__Task description__: Pull out every line from the listing that has the word "chart".

-- BEGIN Data extract --

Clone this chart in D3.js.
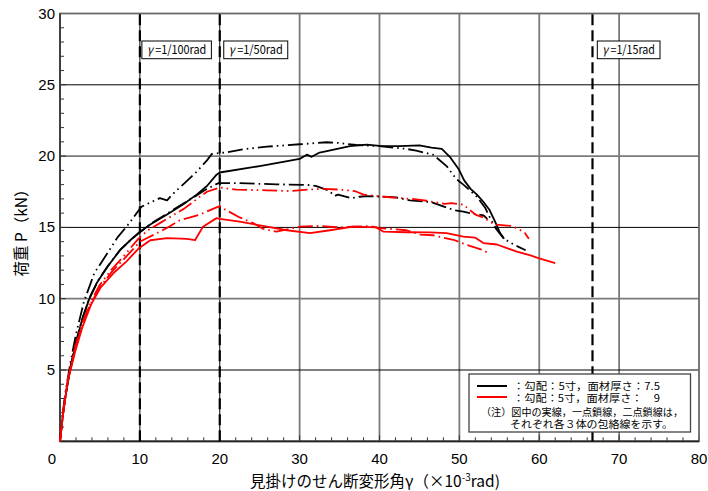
<!DOCTYPE html>
<html>
<head>
<meta charset="utf-8">
<script src="https://cdn.jsdelivr.net/npm/d3@7"></script>
<style>
  html, body { margin: 0; padding: 0; background: #fff; }
  svg { display: block; }
</style>
</head>
<body>
<svg id="chart" width="708" height="491"></svg>
<script>
// Envelope curves: shear deformation angle (×10^-3 rad) vs load P (kN)
const blackSolid = [
  [0,0],[0.3,1.5],[0.6,2.9],[1.2,4.8],[1.9,6.6],[2.7,8.4],[3.6,9.9],[4.6,11.1],[5.9,12.2],
  [7.5,13.4],[8.8,14.1],[9.8,14.6],[11.3,15.2],[13.4,15.9],[15.4,16.6],[17.1,17.3],[18.4,17.9],
  [19.6,18.7],[20.0,18.85],[25,19.3],[30,19.8],[30.9,20.1],[31.5,19.95],[32.5,20.25],[33.4,20.35],
  [36.3,20.7],[38.4,20.8],[40,20.72],[42.5,20.7],[45,20.75],[46.5,20.6],[47.8,20.5],[48.8,19.95],
  [49.9,19.1],[50.6,18.3],[51.4,17.7],[52.2,17.3],[53,16.8],[53.8,16.2],[54.4,15.5],[55.1,14.6],[55.6,14.2]
];
const blackDashDot = [
  [0,0],[0.3,1.6],[0.7,3.2],[1.3,5.2],[2.0,7.0],[2.9,8.8],[3.8,10.2],[4.8,11.3],[6.0,12.3],
  [7.5,13.4],[8.8,14.1],[10,14.65],[11.5,15.3],[13.5,16.0],[15.5,16.7],[17,17.2],[18.1,17.6],
  [19.8,18.1],[22.5,18.1],[27.1,18.02],[31.3,17.97],[32.1,17.9],[33.6,17.6],[34.4,17.2],[34.8,17.3],
  [36.5,17.04],[37.5,17.15],[38.4,17.2],[40.5,17.15],[42.1,17.1],[43.8,16.9],[45.9,16.8],[46.3,16.8],
  [49.4,16.2],[50.5,16.1],[51.3,16.0],[53,15.85],[53.5,15.6]
];
const blackDashDotDot = [
  [0,0],[0.3,1.8],[0.7,3.5],[1.3,5.5],[2.0,7.5],[3.0,9.8],[4.3,11.8],[5.6,12.9],[7.2,14.3],
  [8.4,15.1],[9.6,16.0],[10.2,16.45],[11.9,16.9],[12.5,17.05],[13.4,16.9],[14.4,17.5],[15.6,18.1],
  [17.1,18.9],[18.4,19.7],[19.0,20.15],[20.9,20.27],[22.9,20.48],[25.9,20.66],[30,20.83],[33.4,20.97],
  [34.6,20.94],[37.1,20.78],[40,20.7],[43.4,20.5],[44.6,20.38],[46.7,20.1],[48.4,19.3],[49.6,18.4],
  [50.5,18.0],[52.2,17.15],[53.2,16.4],[53.9,15.6],[54.6,14.9],[55.6,14.2],[56.8,13.8],[58.3,13.4]
];
const redSolid = [
  [0,0],[0.4,2.0],[1.0,4.3],[1.9,6.3],[2.8,8.0],[3.9,9.6],[5.1,10.8],[6.7,11.8],[8.3,12.6],
  [9.8,13.5],[11.3,14.1],[13.4,14.25],[15.9,14.2],[16.9,14.1],[17.9,15.05],[19.6,15.65],[20,15.6],
  [22.5,15.4],[25.4,15.1],[28.4,14.8],[31.3,14.6],[33.8,14.8],[36.7,15.05],[39.6,15.0],[40.5,14.7],
  [43.4,14.66],[46.3,14.65],[48.4,14.6],[50.5,14.35],[52,14.28],[53,13.9],[54.7,13.8],[57.2,13.3],
  [58.8,13.05],[59.9,12.85],[62,12.5]
];
const redDashDot = [
  [0,0],[0.35,1.8],[0.9,4.0],[1.7,6.0],[2.6,7.8],[3.7,9.5],[5.0,10.8],[6.5,11.9],[8.2,12.9],
  [10,14.0],[11.8,14.5],[13.5,15.0],[15,15.5],[17.5,15.9],[19.6,16.4],[20,16.5],[20.2,16.4],
  [22.5,15.7],[24.2,15.3],[25.4,14.9],[27.1,14.7],[28.8,14.9],[30,15.05],[32.5,15.1],[35,15.0],
  [36.7,15.05],[38.8,15.1],[40,14.95],[43.4,14.8],[45.1,14.5],[46.7,14.45],[49.4,14.1],[51.3,13.7],
  [53,13.4],[53.6,13.2]
];
const redDashDotDot = [
  [0,0],[0.35,1.9],[0.9,4.1],[1.7,6.2],[2.6,8.0],[3.7,9.6],[4.9,10.9],[6.4,12.0],[8.0,13.0],
  [9.8,14.2],[11,14.8],[12.5,15.3],[14,15.8],[15.5,16.3],[16.7,16.8],[17.5,17.15],[18.4,17.5],
  [19.8,17.75],[20,17.8],[22.1,17.65],[25.9,17.6],[28.8,17.55],[31,17.65],[33,17.7],[35,17.65],
  [36.9,17.55],[38,17.3],[40.5,17.15],[44.6,16.97],[45.9,16.87],[47.6,16.7],[48.2,16.65],[49,16.7],
  [50.5,16.6],[52,15.9],[53,15.7],[54.4,15.2],[56.5,15.1],[57.4,14.9],[58.2,14.6],[58.7,14.2]
];

const xTicks = [0, 10, 20, 30, 40, 50, 60, 70, 80];
const yTicks = [5, 10, 15, 20, 25, 30];
const refAngles = [10, 20, 1000 / 15];
const refLabels = ["1/100rad", "1/50rad", "1/15rad"];
const legendTexts = [
  "：勾配：5寸，面材厚さ：7.5",
  "：勾配：5寸，面材厚さ：　9"
];
const noteTexts = [
  "（注）図中の実線，一点鎖線，二点鎖線は，",
  "それぞれ各３体の包絡線を示す。"
];

const svg = d3.select("#chart");
const plotLeft = 60, plotRight = 699, plotTop = 13.5, plotBottom = 441.3;

const x = d3.scaleLinear().domain([0, 80]).range([plotLeft, plotRight]);
const y = d3.scaleLinear().domain([0, 30]).range([plotBottom, plotTop]);

svg.append("rect").attr("width", 708).attr("height", 491).attr("fill", "#fff");

// grid
const g = svg.append("g");
[10, 20, 30, 40, 50, 60, 70].forEach(v => {
  const heavy = v >= 30;
  g.append("line")
    .attr("x1", x(v)).attr("x2", x(v)).attr("y1", y(0)).attr("y2", y(30))
    .attr("stroke", heavy ? "#7a7a7a" : "#000")
    .attr("stroke-width", heavy ? 1.8 : 1);
});
[5, 10, 15, 20, 25].forEach(v => {
  const heavy = v % 10 === 0;
  g.append("line")
    .attr("x1", x(0)).attr("x2", x(80)).attr("y1", y(v)).attr("y2", y(v))
    .attr("stroke", heavy ? "#7a7a7a" : "#000")
    .attr("stroke-width", heavy ? 1.8 : 1);
});

// minor ticks
const xMinor = d3.range(0, 81, 2);
const yMinor = d3.range(0, 31, 1);
g.selectAll(".xm").data(xMinor).join("line")
  .attr("x1", d => x(d)).attr("x2", d => x(d))
  .attr("y1", y(0)).attr("y2", d => y(0) - (d % 10 === 0 ? 6 : 4))
  .attr("stroke", "#333").attr("stroke-width", 1);
g.selectAll(".ym").data(yMinor).join("line")
  .attr("x1", x(0)).attr("x2", d => x(0) + (d % 5 === 0 ? 6 : 4))
  .attr("y1", d => y(d)).attr("y2", d => y(d))
  .attr("stroke", "#333").attr("stroke-width", 1);

// frame
svg.append("rect")
  .attr("x", x(0)).attr("y", y(30))
  .attr("width", x(80) - x(0)).attr("height", y(0) - y(30))
  .attr("fill", "none").attr("stroke", "#6a6a6a").attr("stroke-width", 1.8);
svg.append("line").attr("x1", x(0)).attr("x2", x(0)).attr("y1", y(0)).attr("y2", y(30))
  .attr("stroke", "#222").attr("stroke-width", 1.3);
svg.append("line").attr("x1", x(0)).attr("x2", x(80)).attr("y1", y(0)).attr("y2", y(0))
  .attr("stroke", "#222").attr("stroke-width", 1.8);

// reference drift lines
refAngles.forEach(v => {
  svg.append("line")
    .attr("x1", x(v)).attr("x2", x(v)).attr("y1", y(0)).attr("y2", y(30))
    .attr("stroke", "#000").attr("stroke-width", 2.2)
    .attr("stroke-dasharray", "11,5");
});

// reference labels
const labelBoxes = [
  { dx: 2, w: 69.5 },
  { dx: 4, w: 64 },
  { dx: 4.8, w: 62.7 }
];
refAngles.forEach((v, i) => {
  const bx = x(v) + labelBoxes[i].dx, by = 41, bw = labelBoxes[i].w, bh = 17.7;
  svg.append("rect").attr("x", bx).attr("y", by).attr("width", bw).attr("height", bh)
    .attr("fill", "#fff").attr("stroke", "#000").attr("stroke-width", 1);
  const t = svg.append("text")
    .attr("x", bx + 5).attr("y", by + 13.2)
    .attr("font-family", "'Noto Sans CJK JP', 'DejaVu Sans', sans-serif")
    .attr("font-size", 12)
    .attr("textLength", bw - 10).attr("lengthAdjust", "spacingAndGlyphs")
    .attr("fill", "#000");
  t.append("tspan").attr("font-style", "italic").text("γ");
  t.append("tspan").text(" =" + refLabels[i]);
});

// series
const line = d3.line().x(d => x(d[0])).y(d => y(d[1]));
const series = [
  { data: blackSolid, color: "#000", dash: null },
  { data: blackDashDot, color: "#000", dash: "15,4,1.6,4" },
  { data: blackDashDotDot, color: "#000", dash: "15,4,1.6,4,1.6,4" },
  { data: redSolid, color: "#ff0000", dash: null },
  { data: redDashDot, color: "#ff0000", dash: "15,4,1.6,4" },
  { data: redDashDotDot, color: "#ff0000", dash: "15,4,1.6,4,1.6,4" }
];
svg.append("g").selectAll("path").data(series).join("path")
  .attr("d", d => line(d.data))
  .attr("fill", "none")
  .attr("stroke", d => d.color)
  .attr("stroke-width", 1.8)
  .attr("stroke-linejoin", "round")
  .attr("stroke-dasharray", d => d.dash);

// tick labels
svg.append("g").selectAll("text").data(xTicks).join("text")
  .attr("x", d => d === 0 ? x(d) - 8 : x(d))
  .attr("y", 464)
  .attr("text-anchor", "middle")
  .attr("font-family", "'Liberation Sans', Arial, sans-serif")
  .attr("font-size", 15)
  .attr("fill", "#000")
  .text(d => d);
svg.append("g").selectAll("text").data(yTicks).join("text")
  .attr("x", 55)
  .attr("y", d => y(d) + 5)
  .attr("text-anchor", "end")
  .attr("font-family", "'Liberation Sans', Arial, sans-serif")
  .attr("font-size", 15)
  .attr("fill", "#000")
  .text(d => d);

// axis titles
const xt = svg.append("text")
  .attr("x", 375).attr("y", 487)
  .attr("text-anchor", "middle")
  .attr("font-family", "'Noto Sans CJK JP', sans-serif")
  .attr("font-size", 15.5)
  .attr("fill", "#000");
xt.append("tspan").text("見掛けのせん断変形角γ（×10");
xt.append("tspan").attr("font-size", 10).attr("dy", -6).text("-3");
xt.append("tspan").attr("dy", 6).text("rad)");

svg.append("text")
  .attr("transform", "translate(27,229) rotate(-90)")
  .attr("text-anchor", "middle")
  .attr("font-family", "'Noto Sans CJK JP', sans-serif")
  .attr("font-size", 15.5)
  .attr("fill", "#000")
  .text("荷重 P（kN）");

// legend
const lg = svg.append("g");
lg.append("rect").attr("x", 469).attr("y", 374).attr("width", 221.5).attr("height", 58)
  .attr("fill", "#fff").attr("stroke", "#444").attr("stroke-width", 1.3);
["#000", "#ff0000"].forEach((c, i) => {
  lg.append("line").attr("x1", 477).attr("x2", 507)
    .attr("y1", 386 + i * 11).attr("y2", 386 + i * 11)
    .attr("stroke", c).attr("stroke-width", 2);
});
const lgFont = { family: "'Noto Sans CJK JP', sans-serif", size: 10 };
legendTexts.forEach((t, i) => {
  lg.append("text").attr("x", 513).attr("y", 390 + i * 11.5)
    .attr("font-family", lgFont.family)
    .attr("font-size", lgFont.size).attr("fill", "#000")
    .attr("textLength", 147).attr("lengthAdjust", "spacingAndGlyphs")
    .text(t);
});
lg.append("text").attr("x", 481).attr("y", 415.5)
  .attr("font-family", lgFont.family)
  .attr("font-size", lgFont.size).attr("fill", "#000")
  .attr("textLength", 202).attr("lengthAdjust", "spacingAndGlyphs")
  .text(noteTexts[0]);
lg.append("text").attr("x", 510).attr("y", 428)
  .attr("font-family", lgFont.family)
  .attr("font-size", lgFont.size).attr("fill", "#000")
  .attr("textLength", 163).attr("lengthAdjust", "spacingAndGlyphs")
  .text(noteTexts[1]);
</script>
</body>
</html>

-- END Data extract --

__The response__:
Clone this chart in D3.js.
<svg id="chart" width="708" height="491"></svg>
const svg = d3.select("#chart");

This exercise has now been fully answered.